§ Exercise directions:
Give back every line exactly as it appears, pictures excluded.

**** Material provided

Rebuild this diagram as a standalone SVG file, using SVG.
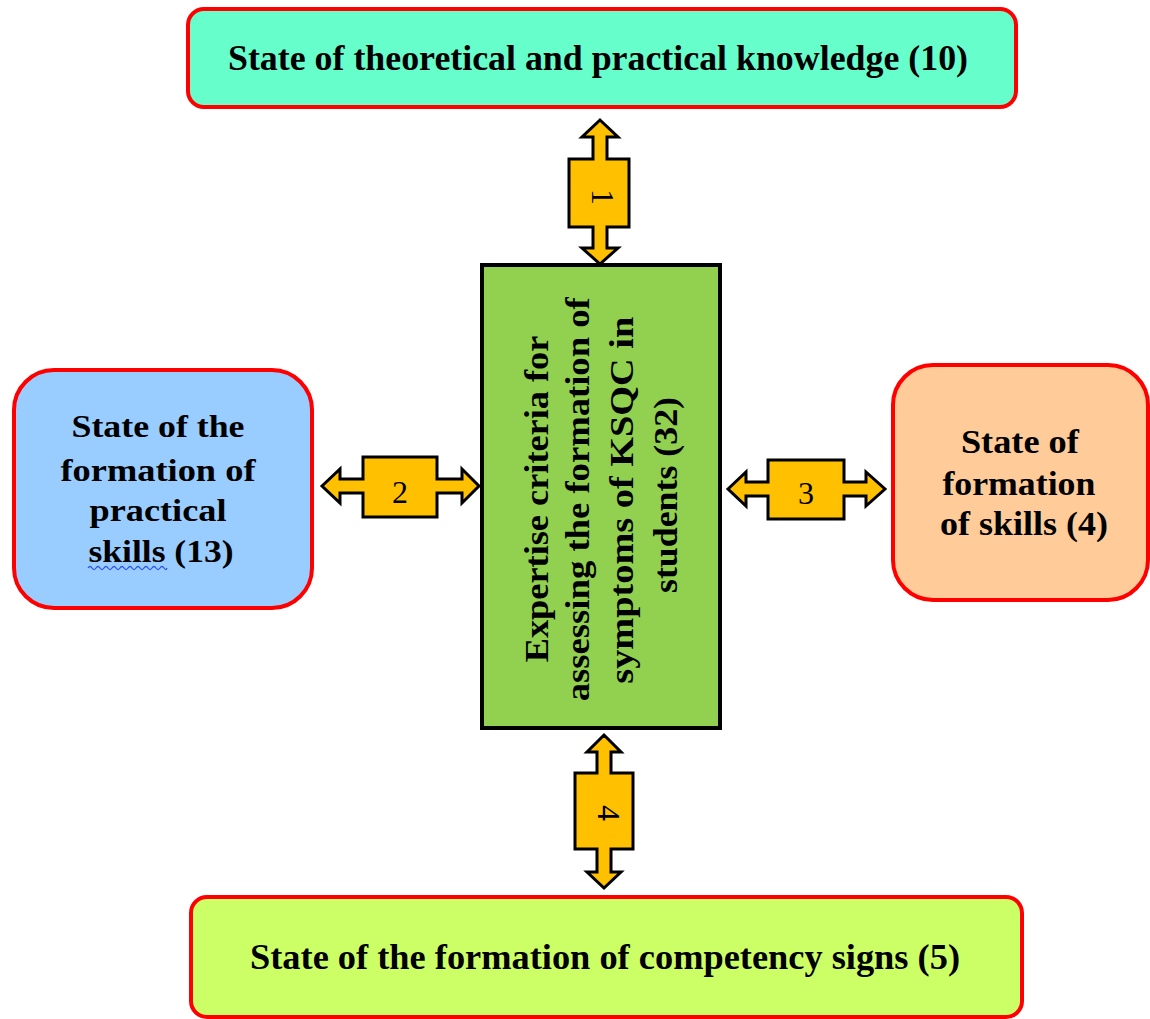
<svg xmlns="http://www.w3.org/2000/svg" width="1150" height="1019" viewBox="0 0 1150 1019">
<style>
.box{stroke:#FF0000;stroke-width:4}
.t{font-family:"Liberation Serif","Times New Roman",serif;font-weight:bold;fill:#000}
.arr{fill:#FFC000;stroke:#000;stroke-width:3;stroke-linejoin:miter}
.num{font-family:"Liberation Serif","Times New Roman",serif;font-size:32px;fill:#000}
</style>
<rect width="1150" height="1019" fill="#fff"/>
<g id="connectors">
<g id="arrow1">
<path class="arr" d="M600,120 L618,137 L607,137 L607,159 L629,159 L629,227 L607,227 L607,248 L618,248 L600,264 L582,248 L593,248 L593,227 L569,227 L569,159 L593,159 L593,137 L582,137 Z"/>
<text class="num" transform="rotate(90)" x="197" y="-592" text-anchor="middle">1</text>
</g>
<g id="arrow2">
<path class="arr" d="M322,486 L340,469 L340,479 L363,479 L363,457 L437,457 L437,479 L462,479 L462,469 L479,486 L462,503 L462,493 L437,493 L437,517 L363,517 L363,493 L340,493 L340,503 Z"/>
<text class="num" x="400" y="503" text-anchor="middle">2</text>
</g>
<g id="arrow3">
<path class="arr" d="M728,489 L746,472 L746,482 L768,482 L768,460 L844,460 L844,482 L866,482 L866,472 L885,489 L866,506 L866,496 L844,496 L844,519 L768,519 L768,496 L746,496 L746,506 Z"/>
<text class="num" x="806" y="504" text-anchor="middle">3</text>
</g>
<g id="arrow4">
<path class="arr" d="M604,735 L621,752 L611,752 L611,773 L633,773 L633,849 L611,849 L611,872 L621,872 L604,888 L587,872 L597,872 L597,849 L575,849 L575,773 L597,773 L597,752 L587,752 Z"/>
<text class="num" transform="rotate(90)" x="813" y="-598" text-anchor="middle">4</text>
</g>
</g>
<g id="node-top">
<rect class="box" x="188" y="9" width="828" height="98" rx="16" fill="#66FFCC"/>
<text class="t" x="228" y="70" font-size="36" textLength="740" lengthAdjust="spacingAndGlyphs">State of theoretical and practical knowledge (10)</text>
</g>
<g id="node-left">
<rect class="box" x="14" y="370" width="298" height="238" rx="40" fill="#99CCFF"/>
<text class="t" font-size="32" text-anchor="middle">
<tspan x="162" y="437" textLength="173" lengthAdjust="spacingAndGlyphs">State of the</tspan>
<tspan x="162" y="481" textLength="195" lengthAdjust="spacingAndGlyphs">formation of</tspan>
<tspan x="162" y="521" textLength="137" lengthAdjust="spacingAndGlyphs">practical</tspan>
<tspan x="161" y="562" textLength="145" lengthAdjust="spacingAndGlyphs">skills (13)</tspan>
</text>
<path d="M88,568 q2,-3 4,0 t4,0 t4,0 t4,0 t4,0 t4,0 t4,0 t4,0 t4,0 t4,0 t4,0 t4,0 t4,0 t4,0 t4,0 t4,0 t4,0 t4,0 t4,0 t3,0" fill="none" stroke="#3355DD" stroke-width="1.3"/>
</g>
<g id="node-right">
<rect class="box" x="893" y="365" width="255" height="235" rx="40" fill="#FFCC99"/>
<text class="t" font-size="33" text-anchor="middle">
<tspan x="1024" y="453" textLength="118" lengthAdjust="spacingAndGlyphs">State of</tspan>
<tspan x="1023" y="495" textLength="153" lengthAdjust="spacingAndGlyphs">formation</tspan>
<tspan x="1024" y="535" textLength="168" lengthAdjust="spacingAndGlyphs">of skills (4)</tspan>
</text>
</g>
<g id="node-center">
<rect x="482" y="265" width="238" height="463" fill="#92D050" stroke="#000" stroke-width="4"/>
<text class="t" font-size="34" text-anchor="middle" transform="rotate(-90)">
<tspan x="-495" y="548" textLength="326" lengthAdjust="spacingAndGlyphs">Expertise criteria  for</tspan>
<tspan x="-495" y="589" textLength="404" lengthAdjust="spacingAndGlyphs">assessing the formation of</tspan>
<tspan x="-496" y="633" textLength="367" lengthAdjust="spacingAndGlyphs">symptoms of  KSQC  in</tspan>
<tspan x="-495" y="677" textLength="196" lengthAdjust="spacingAndGlyphs">students (32)</tspan>
</text>
</g>
<g id="node-bottom">
<rect class="box" x="191" y="897" width="831" height="120" rx="16" fill="#CCFF66"/>
<text class="t" x="250" y="969" font-size="36" textLength="710" lengthAdjust="spacingAndGlyphs">State of the formation of competency signs (5)</text>
</g>
</svg>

********

§ Output:
Rebuild this diagram as a standalone SVG file, using SVG.
<svg xmlns="http://www.w3.org/2000/svg" width="1150" height="1019" viewBox="0 0 1150 1019">
<style>
.box{stroke:#FF0000;stroke-width:4}
.t{font-family:"Liberation Serif","Times New Roman",serif;font-weight:bold;fill:#000}
.arr{fill:#FFC000;stroke:#000;stroke-width:3;stroke-linejoin:miter}
.num{font-family:"Liberation Serif","Times New Roman",serif;font-size:32px;fill:#000}
</style>
<rect width="1150" height="1019" fill="#fff"/>
<g id="connectors">
<g id="arrow1">
<path class="arr" d="M600,120 L618,137 L607,137 L607,159 L629,159 L629,227 L607,227 L607,248 L618,248 L600,264 L582,248 L593,248 L593,227 L569,227 L569,159 L593,159 L593,137 L582,137 Z"/>
<text class="num" transform="rotate(90)" x="197" y="-592" text-anchor="middle">1</text>
</g>
<g id="arrow2">
<path class="arr" d="M322,486 L340,469 L340,479 L363,479 L363,457 L437,457 L437,479 L462,479 L462,469 L479,486 L462,503 L462,493 L437,493 L437,517 L363,517 L363,493 L340,493 L340,503 Z"/>
<text class="num" x="400" y="503" text-anchor="middle">2</text>
</g>
<g id="arrow3">
<path class="arr" d="M728,489 L746,472 L746,482 L768,482 L768,460 L844,460 L844,482 L866,482 L866,472 L885,489 L866,506 L866,496 L844,496 L844,519 L768,519 L768,496 L746,496 L746,506 Z"/>
<text class="num" x="806" y="504" text-anchor="middle">3</text>
</g>
<g id="arrow4">
<path class="arr" d="M604,735 L621,752 L611,752 L611,773 L633,773 L633,849 L611,849 L611,872 L621,872 L604,888 L587,872 L597,872 L597,849 L575,849 L575,773 L597,773 L597,752 L587,752 Z"/>
<text class="num" transform="rotate(90)" x="813" y="-598" text-anchor="middle">4</text>
</g>
</g>
<g id="node-top">
<rect class="box" x="188" y="9" width="828" height="98" rx="16" fill="#66FFCC"/>
<text class="t" x="228" y="70" font-size="36" textLength="740" lengthAdjust="spacingAndGlyphs">State of theoretical and practical knowledge (10)</text>
</g>
<g id="node-left">
<rect class="box" x="14" y="370" width="298" height="238" rx="40" fill="#99CCFF"/>
<text class="t" font-size="32" text-anchor="middle">
<tspan x="162" y="437" textLength="173" lengthAdjust="spacingAndGlyphs">State of the</tspan>
<tspan x="162" y="481" textLength="195" lengthAdjust="spacingAndGlyphs">formation of</tspan>
<tspan x="162" y="521" textLength="137" lengthAdjust="spacingAndGlyphs">practical</tspan>
<tspan x="161" y="562" textLength="145" lengthAdjust="spacingAndGlyphs">skills (13)</tspan>
</text>
<path d="M88,568 q2,-3 4,0 t4,0 t4,0 t4,0 t4,0 t4,0 t4,0 t4,0 t4,0 t4,0 t4,0 t4,0 t4,0 t4,0 t4,0 t4,0 t4,0 t4,0 t4,0 t3,0" fill="none" stroke="#3355DD" stroke-width="1.3"/>
</g>
<g id="node-right">
<rect class="box" x="893" y="365" width="255" height="235" rx="40" fill="#FFCC99"/>
<text class="t" font-size="33" text-anchor="middle">
<tspan x="1024" y="453" textLength="118" lengthAdjust="spacingAndGlyphs">State of</tspan>
<tspan x="1023" y="495" textLength="153" lengthAdjust="spacingAndGlyphs">formation</tspan>
<tspan x="1024" y="535" textLength="168" lengthAdjust="spacingAndGlyphs">of skills (4)</tspan>
</text>
</g>
<g id="node-center">
<rect x="482" y="265" width="238" height="463" fill="#92D050" stroke="#000" stroke-width="4"/>
<text class="t" font-size="34" text-anchor="middle" transform="rotate(-90)">
<tspan x="-495" y="548" textLength="326" lengthAdjust="spacingAndGlyphs">Expertise criteria  for</tspan>
<tspan x="-495" y="589" textLength="404" lengthAdjust="spacingAndGlyphs">assessing the formation of</tspan>
<tspan x="-496" y="633" textLength="367" lengthAdjust="spacingAndGlyphs">symptoms of  KSQC  in</tspan>
<tspan x="-495" y="677" textLength="196" lengthAdjust="spacingAndGlyphs">students (32)</tspan>
</text>
</g>
<g id="node-bottom">
<rect class="box" x="191" y="897" width="831" height="120" rx="16" fill="#CCFF66"/>
<text class="t" x="250" y="969" font-size="36" textLength="710" lengthAdjust="spacingAndGlyphs">State of the formation of competency signs (5)</text>
</g>
</svg>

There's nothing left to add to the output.